Wounds from a friend can be trusted, but an enemy multiplies kisses (Proverbs 27:6)
We grew concerned at how the minister responded badly to loving criticism and challenge. There was a pattern of being unwilling to receive any feedback and a staunch refusal to hear the perspectives of others. This was always interpreted as personal attack. In fact, those who failed to display absolute loyalty were either considered maverick or unqualified to speak to the issues at hand. Often, we played the role of mediator, advising that these moments seemed to us well-meaning and motivated by love. But the culture was one where loyalty was cherished above all. Younger, more impressionable people were welcomed into the inner circle as we were less likely to offer challenges. What is more, when they did, they could be easily dismissed as lacking accuracy or conviction by the older, wiser leader who had set himself as the trained expert. We fell for this because, as Diane Langberg recently said, “we have elevated gifting over character. We trust that character is good because gifting is good, and that is a complete lie.”
Shepherd the flock of God that is among you (1 Peter 5:2)

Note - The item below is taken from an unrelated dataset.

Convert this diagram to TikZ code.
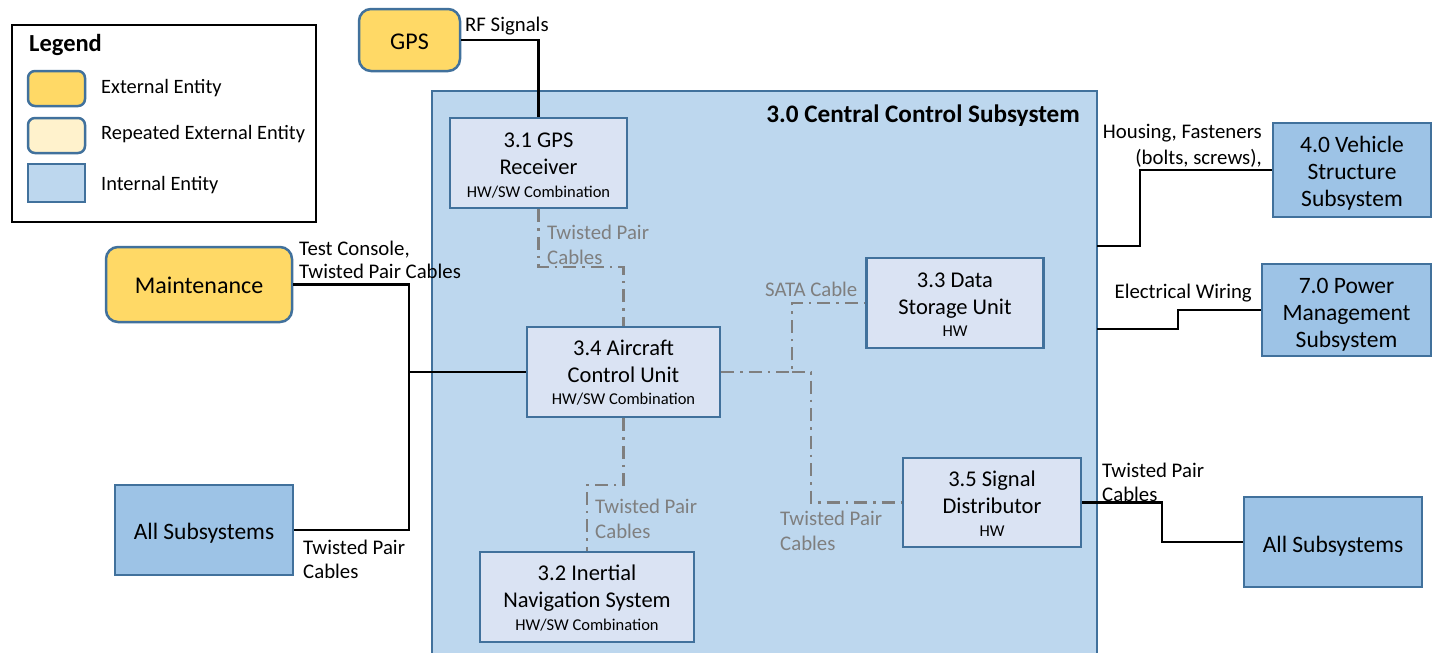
\documentclass[tikz,border=0pt]{standalone}
\usepackage{fontspec}
\setmainfont{Carlito}
\definecolor{extyellow}{HTML}{FFD966}
\definecolor{repyellow}{HTML}{FFF2CC}
\definecolor{intblue}{HTML}{9DC3E6}
\definecolor{ccsfill}{HTML}{BDD7EE}
\definecolor{subfill}{HTML}{DAE3F3}
\definecolor{edgeblue}{HTML}{41719C}
\definecolor{cablegrey}{HTML}{7F7F7F}
\newcommand\fsz[2]{\fontsize{#1}{#2}\selectfont}
\newcommand\hwtag{\fsz{16.5}{20}}
% invisible strut that lowers the text block inside its box
\newcommand\lift[1]{\rule{0pt}{#1}}
\begin{document}
\begin{tikzpicture}[x=1pt,y=-1pt,
  extbox/.style={draw=edgeblue, line width=2.5pt, fill=extyellow, rounded corners=12pt, inner sep=0pt, font=\fsz{24}{29}},
  intbox/.style={draw=edgeblue, line width=2.5pt, fill=intblue, inner sep=0pt, align=center, font=\fsz{23.5}{27}},
  subbox/.style={draw=edgeblue, line width=2.5pt, fill=subfill, inner sep=0pt, align=center, font=\fsz{22.5}{27}},
  lbl/.style={inner sep=0pt, font=\fsz{20.8}{23}},
  glbl/.style={inner sep=0pt, text=cablegrey, font=\fsz{20.8}{25}},
  wire/.style={draw=black, line width=2.8pt},
  cable/.style={draw=cablegrey, line width=2.8pt, dash pattern=on 13pt off 6pt on 2.5pt off 6pt},
]
\clip (0,0) rectangle (1433,653);
\fill[white] (0,0) rectangle (1433,653);

% ---- legend ----
\node[draw=black, line width=2.5pt, minimum width=304pt, minimum height=197pt, inner sep=0pt] (legend) at (164,123.5) {};
\node[anchor=west, inner sep=0pt, font=\bfseries\fsz{24.5}{28}] (legtitle) at (29,45) {Legend};
\node[draw=edgeblue, line width=2.5pt, fill=extyellow, rounded corners=7pt, minimum width=57pt, minimum height=35pt] (sw1) at (56.5,88.5) {};
\node[draw=edgeblue, line width=2.5pt, fill=repyellow, rounded corners=7pt, minimum width=57pt, minimum height=35pt] (sw2) at (56.5,135.5) {};
\node[draw=edgeblue, line width=2.5pt, fill=ccsfill, minimum width=57pt, minimum height=38pt] (sw3) at (56.5,183) {};
\node[anchor=west, inner sep=0pt, font=\fsz{20.4}{24}] (lt1) at (101,88) {External Entity};
\node[anchor=west, inner sep=0pt, font=\fsz{20.4}{24}] (lt2) at (101,134) {Repeated External Entity};
\node[anchor=west, inner sep=0pt, font=\fsz{20.4}{24}] (lt3) at (101,185) {Internal Entity};

% ---- central control subsystem ----
\node[draw=edgeblue, line width=2.5pt, fill=ccsfill, minimum width=665pt, minimum height=574pt, inner sep=0pt] (ccs) at (764.5,378) {};
\node[anchor=east, inner sep=0pt, font=\bfseries\fsz{25.2}{29}] (ccstitle) at (1080,116) {3.0 Central Control Subsystem};

\node[subbox, minimum width=177pt, minimum height=90pt] (gpsr) at (538.5,163)
  {\lift{20pt}3.1 GPS\\Receiver\\[-4.5pt]{\hwtag HW/SW Combination}};
\node[subbox, minimum width=193pt, minimum height=90pt] (acu) at (623.5,372)
  {\lift{16.5pt}3.4 Aircraft\\Control Unit\\[-4.5pt]{\hwtag HW/SW Combination}};
\node[subbox, minimum width=177pt, minimum height=90pt] (dsu) at (955,303)
  {\lift{17.5pt}3.3 Data\\Storage Unit\\[-4.5pt]{\hwtag HW}};
\node[subbox, minimum width=178pt, minimum height=89pt] (sdist) at (992,502.5)
  {\lift{18pt}3.5 Signal\\Distributor\\[-4.5pt]{\hwtag HW}};
\node[subbox, minimum width=214pt, minimum height=90pt] (ins) at (587,597)
  {\lift{18pt}3.2 Inertial\\Navigation System\\[-4.5pt]{\hwtag HW/SW Combination}};

% ---- external entities ----
\node[extbox, minimum width=101pt, minimum height=62pt] (gps) at (409.5,40) {\lift{20pt}GPS};
\node[extbox, minimum width=186pt, minimum height=75pt] (maint) at (199,284.5) {\lift{18pt}Maintenance};
\node[intbox, minimum width=178pt, minimum height=90pt] (allL) at (204,530) {\lift{22pt}All Subsystems};
\node[intbox, minimum width=158pt, minimum height=94pt] (veh) at (1352,170) {\lift{22.5pt}4.0 Vehicle\\Structure\\Subsystem};
\node[intbox, minimum width=169pt, minimum height=92pt] (pwr) at (1346.5,310) {\lift{25pt}7.0 Power\\Management\\Subsystem};
\node[intbox, minimum width=178pt, minimum height=90pt] (allR) at (1333,542) {\lift{25pt}All Subsystems};

% ---- internal cables ----
\coordinate (kGps) at (538.5,267);
\coordinate (kSata) at (792,372);
\coordinate (kSig) at (811,372);
\coordinate (kIns) at (623.5,485);
\draw[cable] (gpsr.south) -- (kGps) -| (acu.north);
\draw[cable] (acu.east) -- (kSata) |- (dsu.west);
\draw[cable] (kSata) -- (kSig) |- (sdist.west);
\draw[cable] (acu.south) -- (kIns) -| (ins.north);
\node[glbl, anchor=west, align=left] (l31) at (547,245) {Twisted Pair\\Cables};
\node[glbl, anchor=west] (lsata) at (765,289) {SATA Cable};
\node[glbl, anchor=west, align=left] (l35) at (780,531) {Twisted Pair\\Cables};
\node[glbl, anchor=west, align=left] (l32) at (595,519) {Twisted Pair\\Cables};

% ---- external wiring ----
\coordinate (jL) at (409,372);
\draw[wire] (gps.east) -| (gpsr.north);
\draw[wire] (maint.east) -| (jL) |- (allL.east);
\draw[wire] (jL) -- (acu.west);
\coordinate (pVeh) at (1097,246);
\coordinate (pPwr) at (1097,329);
\draw[wire] (pVeh) -- (1140,246) |- (veh.west);
\draw[wire] (pPwr) -- (1178,329) |- (pwr.west);
\draw[wire] (sdist.east) -- (1162,502.5) |- (allR.west);

\node[lbl, anchor=west] (lrf) at (465,26) {RF Signals};
\node[lbl, anchor=west, align=left] (ltc) at (299,260) {Test Console,\\Twisted Pair Cables};
\node[lbl, anchor=west, align=left, font=\fsz{20.8}{24}] (ltpL) at (303,559) {Twisted Pair\\Cables};
\node[lbl, anchor=east, align=right, font=\fsz{20.8}{26}] (lhf) at (1262,146) {Housing, Fasteners\\(bolts, screws),};
\node[lbl, anchor=east] (lew) at (1252,293) {Electrical Wiring};
\node[lbl, anchor=west, align=left, font=\fsz{20.8}{24}] (ltpR) at (1102,482) {Twisted Pair\\Cables};
\end{tikzpicture}
\end{document}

Finally, whilst our church claimed to have an equal eldership, behind closed doors there was much talk of ‘first among equals’, that someone had to ‘take the lead’ or that one might be qualified for eldership, but not necessarily to be a Pastor. We have heard of other churches where the minister’s wife referred to herself and the minister as, ‘the Spiritual leaders of the church’. She was sat with the other church elders and her views, by way of marriage, carried more weight than theirs. There was also a regular, subtle discrediting of (and briefing against) other elders who commanded natural respect because of their experience, age or character. There was a noticeable lack of humility, a lack of prayerfulness and reliance on God, an attitude of impatience towards others who did not affirm their ideas and plans. They were there to lead, not to serve. They were necessary to the ‘success’ of the church. There was a sense that the church was really an extension of the pastor and his wife. As Wade Mullen says, “narcissistic leaders slowly turn their organisations into monuments to themselves”. As such, we were there to help these ‘spiritual leaders’ achieve their ambitions. The reality was that they set themselves above the rest of us and so, despite all the charm and words of affirmation, the relationships they enjoyed were shallow. We existed to lift them up, rather than the pastor serving and pointing us to Jesus.